As Halloween is vastly approaching us I feel as though it is extremely important to be educated on the history of this holiday that has become so commercialized. Most people don’t know of the deep Celtic history behind the holiday. What once was a celebration of the end of harvest and a day believed where the dead could return is now about cheap costumes, candy, and an excuse to party. And even after the American commercialization of the holiday, Halloween as an American celebration has changed so much over the past 100 years.
The tradition of Halloween was believed to have started as a Celtic celebration called Samhain. This day for the Celts represented the end of their summer and harvest season and the beginning of their winter season. They believed that on October 31st the veil between the moral world and the afterlife was weak which allowed the dead to come back as what they believed to be ghosts. Due to the Celts believing that ghosts and evil spirits could return on this day they began to build large sacrificial bonfires where the Celts would burn crops and animals to their Celtic deities. During these bonfires they would wear costumes made from animal skin and heads in order to protect themselves from the evil spirits. Over time this Celtic celebration changed due to the influence and spread of Christianity, eventually the holiday was turned into All Saints Day and was celebrated on November 2nd in order to be considered an approved holiday by the christian church. This new version of the Celtic holiday was also referred to as All-Hallows and All-hallows Eve and eventually was called Halloween. By the time of the early 1900’s many Irish immigrants began fleeing their hometowns for America due to the potato famine which was starving and killing roughly a million people.
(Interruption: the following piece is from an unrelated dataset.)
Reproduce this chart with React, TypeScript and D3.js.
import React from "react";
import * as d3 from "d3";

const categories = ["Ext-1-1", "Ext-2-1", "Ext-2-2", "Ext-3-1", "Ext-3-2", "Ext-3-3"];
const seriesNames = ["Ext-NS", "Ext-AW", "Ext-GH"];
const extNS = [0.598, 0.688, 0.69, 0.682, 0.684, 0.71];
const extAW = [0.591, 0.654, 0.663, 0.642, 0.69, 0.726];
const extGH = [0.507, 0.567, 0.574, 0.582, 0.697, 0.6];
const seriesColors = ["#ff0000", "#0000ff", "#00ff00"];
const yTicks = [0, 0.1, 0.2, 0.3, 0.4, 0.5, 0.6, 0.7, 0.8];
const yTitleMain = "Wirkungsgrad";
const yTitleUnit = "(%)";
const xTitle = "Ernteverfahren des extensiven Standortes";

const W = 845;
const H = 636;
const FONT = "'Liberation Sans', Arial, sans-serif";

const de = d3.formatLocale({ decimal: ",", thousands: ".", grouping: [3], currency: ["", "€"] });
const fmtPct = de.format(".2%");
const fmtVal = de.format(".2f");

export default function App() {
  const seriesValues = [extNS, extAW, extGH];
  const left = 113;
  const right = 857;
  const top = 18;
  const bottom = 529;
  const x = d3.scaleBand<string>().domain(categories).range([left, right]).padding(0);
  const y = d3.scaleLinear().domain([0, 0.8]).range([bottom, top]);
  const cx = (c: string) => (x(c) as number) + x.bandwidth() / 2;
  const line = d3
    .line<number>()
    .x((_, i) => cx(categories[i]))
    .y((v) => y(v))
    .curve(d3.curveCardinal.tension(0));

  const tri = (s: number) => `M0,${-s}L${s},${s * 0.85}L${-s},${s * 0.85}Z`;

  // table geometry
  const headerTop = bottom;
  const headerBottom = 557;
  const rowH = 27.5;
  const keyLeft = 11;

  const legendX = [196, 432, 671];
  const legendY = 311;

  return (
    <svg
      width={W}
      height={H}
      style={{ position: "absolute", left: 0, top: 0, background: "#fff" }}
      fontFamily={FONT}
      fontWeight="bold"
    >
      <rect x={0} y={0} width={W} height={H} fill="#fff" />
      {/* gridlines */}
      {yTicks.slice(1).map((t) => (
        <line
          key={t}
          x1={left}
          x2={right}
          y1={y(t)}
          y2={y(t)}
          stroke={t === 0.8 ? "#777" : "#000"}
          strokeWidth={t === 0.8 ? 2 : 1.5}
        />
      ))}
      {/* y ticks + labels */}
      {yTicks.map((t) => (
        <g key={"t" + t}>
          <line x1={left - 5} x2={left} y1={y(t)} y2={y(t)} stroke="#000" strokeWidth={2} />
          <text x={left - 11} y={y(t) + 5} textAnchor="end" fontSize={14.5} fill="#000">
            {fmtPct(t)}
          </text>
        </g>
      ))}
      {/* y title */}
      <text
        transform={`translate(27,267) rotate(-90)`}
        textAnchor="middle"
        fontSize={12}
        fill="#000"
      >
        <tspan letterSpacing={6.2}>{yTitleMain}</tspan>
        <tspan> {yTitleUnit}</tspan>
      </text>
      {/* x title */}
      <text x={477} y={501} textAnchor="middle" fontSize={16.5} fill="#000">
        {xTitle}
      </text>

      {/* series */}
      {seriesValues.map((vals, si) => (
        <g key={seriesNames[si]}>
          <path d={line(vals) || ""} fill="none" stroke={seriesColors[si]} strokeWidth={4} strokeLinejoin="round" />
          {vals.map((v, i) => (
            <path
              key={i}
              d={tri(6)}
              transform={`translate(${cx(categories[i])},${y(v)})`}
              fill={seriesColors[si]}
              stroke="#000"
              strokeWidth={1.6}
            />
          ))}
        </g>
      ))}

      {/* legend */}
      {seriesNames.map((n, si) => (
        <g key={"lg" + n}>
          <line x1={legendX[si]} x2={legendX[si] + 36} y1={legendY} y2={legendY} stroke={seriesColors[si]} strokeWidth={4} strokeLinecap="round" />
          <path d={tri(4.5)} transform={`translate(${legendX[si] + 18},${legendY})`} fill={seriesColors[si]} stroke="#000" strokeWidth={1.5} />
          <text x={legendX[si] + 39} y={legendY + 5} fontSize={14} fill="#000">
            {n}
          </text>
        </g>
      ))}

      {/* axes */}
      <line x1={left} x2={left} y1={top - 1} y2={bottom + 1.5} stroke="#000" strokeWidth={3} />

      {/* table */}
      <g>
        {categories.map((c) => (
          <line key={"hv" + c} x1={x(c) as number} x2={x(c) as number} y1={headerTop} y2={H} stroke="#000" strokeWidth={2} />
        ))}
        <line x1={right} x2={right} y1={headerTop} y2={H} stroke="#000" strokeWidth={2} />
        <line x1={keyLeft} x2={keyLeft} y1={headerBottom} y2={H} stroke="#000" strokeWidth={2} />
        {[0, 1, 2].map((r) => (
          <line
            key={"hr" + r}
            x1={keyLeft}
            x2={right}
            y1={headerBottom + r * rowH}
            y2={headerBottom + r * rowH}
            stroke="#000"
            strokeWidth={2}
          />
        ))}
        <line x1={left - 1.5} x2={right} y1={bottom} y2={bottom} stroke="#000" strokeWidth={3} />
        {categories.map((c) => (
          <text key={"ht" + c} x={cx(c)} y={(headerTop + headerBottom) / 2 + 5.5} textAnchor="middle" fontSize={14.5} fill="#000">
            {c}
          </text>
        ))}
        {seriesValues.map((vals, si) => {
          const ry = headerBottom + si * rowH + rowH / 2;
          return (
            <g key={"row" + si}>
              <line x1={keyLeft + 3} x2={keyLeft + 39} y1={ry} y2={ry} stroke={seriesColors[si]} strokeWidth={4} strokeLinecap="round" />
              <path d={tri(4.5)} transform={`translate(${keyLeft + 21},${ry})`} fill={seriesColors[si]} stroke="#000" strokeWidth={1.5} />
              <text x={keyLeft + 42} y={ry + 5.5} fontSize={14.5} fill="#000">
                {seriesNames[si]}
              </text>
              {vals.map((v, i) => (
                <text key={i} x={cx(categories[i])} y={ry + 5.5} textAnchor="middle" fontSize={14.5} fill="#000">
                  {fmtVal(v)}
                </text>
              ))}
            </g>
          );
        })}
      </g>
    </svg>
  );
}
Halloween began to change once it was brought to America, the first change being the addition of trick or treating. Originally trick or treating was used in Ireland and Scotland and was called guising. Children would go to their neighbors houses and do small performances in order to be rewarded with food, or money. In 1911 in Ontario Canada there was the first report of children going trick or treating in costume in the Americas. Eventually the phrase trick or treat would be added to the tradition in 1917. Eventually spreading all over and becoming the common phrase for children on Halloween.
Costumes have been a part of the holiday since before it was even known as Halloween. Originally costumes were believed to ward off evil ghosts who had crossed over into the mortal world, but now costumes are seen as a chance to dress up and forget who you are for one night. In the late 1800s to the early 1900s most Halloween costumes were extremely typical “spooky” Halloween creatures such as a black cat, ghost, witch, or even a mummy. But during the 1930s once Hollywood began to take off and media became more focused on things such as movies, TV shows, and comic books, those Halloween costumes slowly shifted away from classic parts of Halloween to whatever character the child most liked that year. At the beginning of these years most costumes were also homemade, most of the time being out of cheap fabrics, and even paper costumes at one point. But over time as Halloween became more commercialized, costumes began to fade away and costume shops began to pop up just like the ones we go to today.
Halloween as we know it today is vastly different from the sacred Celtic practice it once was. And as the holiday has become more commercialized and built for consumers we as a society have slowly forgotten the true history behind Halloween. So this Halloween I hope you think about the history behind the holiday you are celebrating. And maybe bring back some of the old traditions of Samhain.